Zdecydowana większość wyprodukowanych w 2012 roku w Niemczech aut miało kolor szary lub czarny. Dominacja tych dwóch odcieni nikogo nie zaskoczyła – jest to tendencja utrzymująca się już od kilku lat. Po piętach depcze im biel, prawdziwą jednak niespodzianką był znaczący wzrost ilości samochodów w różnych odcieniach brązu.
Według wyników badań KBA (rządowej niemieckiej instytucji nadzorującej transport motorowy) czarne i srebrne (szare) pojazdy stanowią sumarycznie 60% wszystkich samochodów produkowanych u naszych zachodnich sąsiadów. Znajdujący się na trzecim miejscu kolor biały to 15,7% aut, czyli o 2,7% więcej niż w poprzednim roku. Jak tłumaczy jednak Michael Bross z Niemieckiego Instytutu Farb i Lakierów we Frankfurcie, jest to skutek ogólnej mody na biel – w Niemczech barwa ta święci obecnie triumfy również w domach, w instytucjach publicznych i na ulicach.
Ciekawostką jest za to zwiększona popularność koloru brązowego. Jeszcze w roku 2008 liczba wyprodukowanych aut w różnych jego odcieniach wynosiła 39 766, zaś w 2012 już 205 175, a więc w ciągu pięciu lat wzrosła z mało znaczącego 1,3% do 6,7%. Z brązem przegrywa nawet czerwień – hit niemieckich dróg pod koniec lat 80. ubiegłego wieku. Ogólnie jednak rynek samochodowy w Niemczech jest dość kolorowy – nie brak i pojazdów w kolorach tak krzykliwych jak żółty czy pomarańczowy.

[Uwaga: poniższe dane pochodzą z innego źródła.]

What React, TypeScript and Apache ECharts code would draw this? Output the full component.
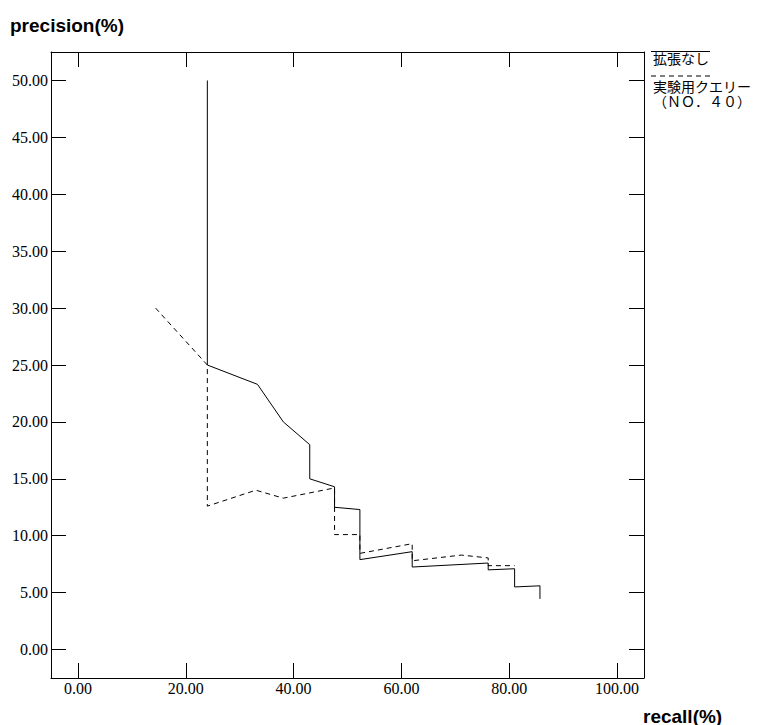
import React, { useEffect, useRef } from "react";
import * as echarts from "echarts";

// Recall / precision curves (both in %)
const seriesNames = ["拡張なし", "実験用クエリー"];
const seriesSubtitle = "（ＮＯ．４０）";

const recallNoExpansion = [24.0, 24.0, 33.3, 38.1, 43.0, 43.0, 47.6, 47.6, 52.3, 52.3, 62.0, 62.0, 76.1, 76.1, 81.0, 81.0, 85.7, 85.7];
const precisionNoExpansion = [50.0, 25.0, 23.3, 20.0, 18.0, 15.0, 14.3, 12.5, 12.3, 7.9, 8.6, 7.25, 7.6, 7.0, 7.1, 5.5, 5.6, 4.45];

const recallTestQuery = [14.4, 24.0, 24.0, 33.0, 38.1, 47.6, 47.6, 52.3, 52.3, 62.0, 62.0, 71.1, 76.1, 76.1, 81.0];
const precisionTestQuery = [30.0, 25.0, 12.6, 14.0, 13.3, 14.2, 10.1, 10.1, 8.45, 9.3, 7.8, 8.3, 8.05, 7.37, 7.37];

const xTicks = [0, 20, 40, 60, 80, 100];
const yTicks = [0, 5, 10, 15, 20, 25, 30, 35, 40, 45, 50];

const xTitle = "recall(%)";
const yTitle = "precision(%)";

const pairs = (xs: number[], ys: number[]) => xs.map((x, i) => [x, ys[i]]);

const labelStyle = {
  fontFamily: "Liberation Serif",
  fontSize: 16,
  color: "#000",
  formatter: (v: number) => v.toFixed(2),
};

const legendFont = "14px 'Noto Sans CJK JP'";
const titleFont = "bold 19px 'Liberation Sans'";

export default function App() {
  const ref = useRef<HTMLDivElement>(null);

  useEffect(() => {
    if (!ref.current) return;
    const chart = echarts.init(ref.current, null, { renderer: "svg" });

    const tick = (values: number[]) => ({
      show: true,
      inside: true,
      length: 15,
      customValues: values,
      lineStyle: { color: "#000", width: 1 },
    });
    const line = { show: true, onZero: false, lineStyle: { color: "#000", width: 1 } };

    const legendText = (text: string, y: number) => ({
      type: "text",
      x: 653,
      y,
      style: {
        text,
        font: legendFont,
        lineHeight: 15,
        fill: "#000",
        verticalAlign: "middle",
      },
    });

    chart.setOption({
      animation: false,
      backgroundColor: "#fff",
      grid: { left: 51, right: 113, top: 52, bottom: 47 },
      xAxis: [
        {
          type: "value",
          min: -5,
          max: 105,
          position: "bottom",
          axisLine: line,
          axisTick: tick(xTicks),
          axisLabel: { ...labelStyle, margin: 2, customValues: xTicks },
          splitLine: { show: false },
        },
        {
          type: "value",
          min: -5,
          max: 105,
          position: "top",
          axisLine: line,
          axisTick: tick(xTicks),
          axisLabel: { show: false },
          splitLine: { show: false },
        },
      ],
      yAxis: [
        {
          type: "value",
          min: -2.5,
          max: 52.5,
          position: "left",
          axisLine: line,
          axisTick: tick(yTicks),
          axisLabel: { ...labelStyle, margin: 3, customValues: yTicks },
          splitLine: { show: false },
        },
        {
          type: "value",
          min: -2.5,
          max: 52.5,
          position: "right",
          axisLine: line,
          axisTick: tick(yTicks),
          axisLabel: { show: false },
          splitLine: { show: false },
        },
      ],
      series: [
        {
          name: seriesNames[0],
          type: "line",
          data: pairs(recallNoExpansion, precisionNoExpansion),
          showSymbol: false,
          symbol: "none",
          lineStyle: { color: "#000", width: 1, type: "solid" },
        },
        {
          name: seriesNames[1],
          type: "line",
          data: pairs(recallTestQuery, precisionTestQuery),
          showSymbol: false,
          symbol: "none",
          lineStyle: { color: "#000", width: 1, type: [5, 4] },
        },
      ],
      graphic: [
        {
          type: "text",
          x: 10,
          y: 25,
          style: { text: yTitle, font: titleFont, fill: "#000", verticalAlign: "middle" },
        },
        {
          type: "text",
          x: 643,
          y: 716,
          style: { text: xTitle, font: titleFont, fill: "#000", verticalAlign: "middle" },
        },
        {
          type: "line",
          shape: { x1: 651, y1: 51.5, x2: 710, y2: 51.5 },
          style: { stroke: "#000", lineWidth: 1 },
        },
        legendText(seriesNames[0], 58),
        {
          type: "line",
          shape: { x1: 651, y1: 76, x2: 710, y2: 76 },
          style: { stroke: "#000", lineWidth: 1, lineDash: [5, 4] },
        },
        legendText(seriesNames[1] + "\n" + seriesSubtitle, 93.5),
      ],
    });

    return () => chart.dispose();
  }, []);

  return (
    <div
      ref={ref}
      style={{ position: "fixed", left: 0, top: 0, width: 757, height: 725 }}
    />
  );
}
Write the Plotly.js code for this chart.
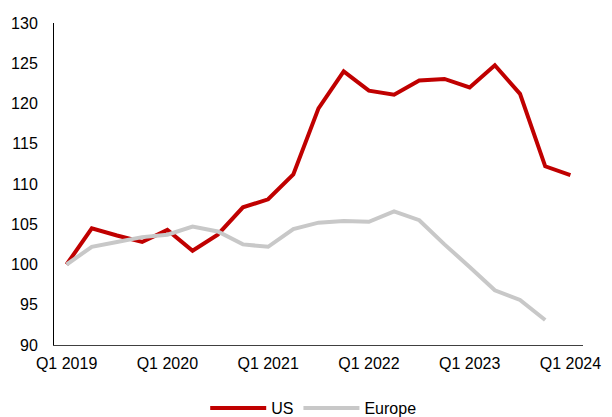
<!DOCTYPE html>
<html>
<head>
<meta charset="utf-8">
<script src="https://cdn.plot.ly/plotly-3.0.1.min.js"></script>
<style>html,body{margin:0;padding:0;background:#fff;}#chart{width:612px;height:417px;}</style>
</head>
<body>
<div id="chart"></div>
<script>
const quarters = [
  "Q1 2019","Q2 2019","Q3 2019","Q4 2019",
  "Q1 2020","Q2 2020","Q3 2020","Q4 2020",
  "Q1 2021","Q2 2021","Q3 2021","Q4 2021",
  "Q1 2022","Q2 2022","Q3 2022","Q4 2022",
  "Q1 2023","Q2 2023","Q3 2023","Q4 2023",
  "Q1 2024"
];
const usValues = [100, 104.5, 103.6, 102.8, 104.3, 101.7, 103.7, 107.1, 108.1, 111.2, 119.4, 124.0, 121.6, 121.1, 122.85, 123.05, 122.0, 124.75, 121.2, 112.2, 111.1];
const europeValues = [100, 102.2, 102.8, 103.4, 103.7, 104.7, 104.1, 102.5, 102.2, 104.4, 105.2, 105.4, 105.3, 106.6, 105.5, 102.5, 99.7, 96.8, 95.6, 93.1, null];
const tickLabels = ["Q1 2019","Q1 2020","Q1 2021","Q1 2022","Q1 2023","Q1 2024"];

const font = {family: "Liberation Sans, Arial, sans-serif", size: 16, color: "#000"};

const traces = [
  {x: quarters, y: usValues, type: "scatter", mode: "lines", name: "US",
   line: {color: "#C00000", width: 4}},
  {x: quarters, y: europeValues, type: "scatter", mode: "lines", name: "Europe",
   line: {color: "#C8C8C8", width: 4}, connectgaps: false}
];

const layout = {
  width: 612, height: 417,
  margin: {l: 54, r: 29, t: 23, b: 72, autoexpand: false},
  paper_bgcolor: "#fff", plot_bgcolor: "#fff",
  font: font,
  showlegend: true,
  legend: {orientation: "h", x: 0.49, xanchor: "center", y: -0.196, yanchor: "middle",
           font: font, itemwidth: 56},
  xaxis: {
    type: "category", range: [-0.5, 20.5],
    tickmode: "array", tickvals: tickLabels, ticktext: tickLabels,
    showgrid: false, zeroline: false,
    showline: true, linecolor: "#404040", linewidth: 1,
    ticks: "", tickfont: font, ticklabelstandoff: 4, fixedrange: true
  },
  yaxis: {
    range: [90, 130], dtick: 5, tick0: 90,
    showgrid: false, zeroline: false,
    showline: true, linecolor: "#000", linewidth: 1,
    ticks: "", tickfont: font, ticklabelstandoff: 12, fixedrange: true
  }
};

Plotly.newPlot("chart", traces, layout, {displayModeBar: false, staticPlot: true});
</script>
</body>
</html>
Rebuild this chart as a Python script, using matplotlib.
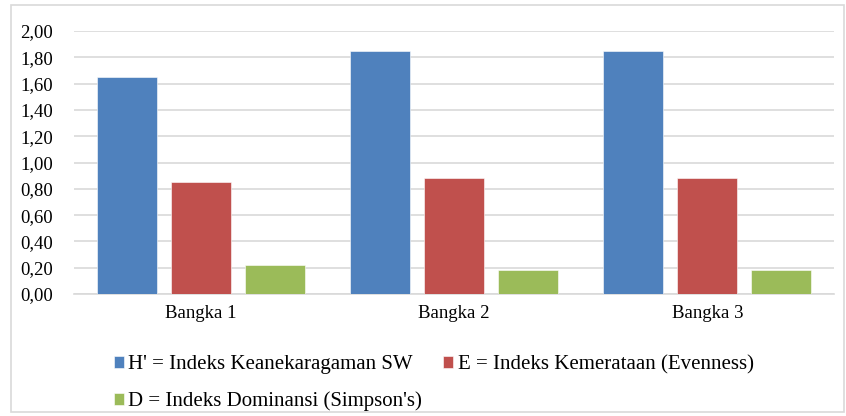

Badanie popularności kolorów samochodów zbiegło się z ciekawym eksperymentem Uniwersytetu Duisburg Essen i ośrodka badawczego CAR (Center for Automotive Research), w którym naukowcy wykazali, że kolory mogą wpływać na percepcję dźwięków, tzn. mieć swoją „głośność”. Siedem identycznych aut, różniących się jedynie kolorem, przejechało z dużą prędkością obok osób poddanych badaniu. 78% badanych zgodnie uznało biały samochód za cichy, dźwięk przez niego wydawany wydał im się również najmniej drażniący. Czy może mieć to wpływ na preferencje kupujących przy wyborze auta? Bross twierdzi że nie, jednak zjawisko to można wykorzystać w inny sposób – im więcej na ulicach białych samochodów, tym mniej drażni nas hałas ruchu ulicznego. Zakładając oczywiście, że nie tylko słyszymy, ale i widzimy przejeżdżające auta.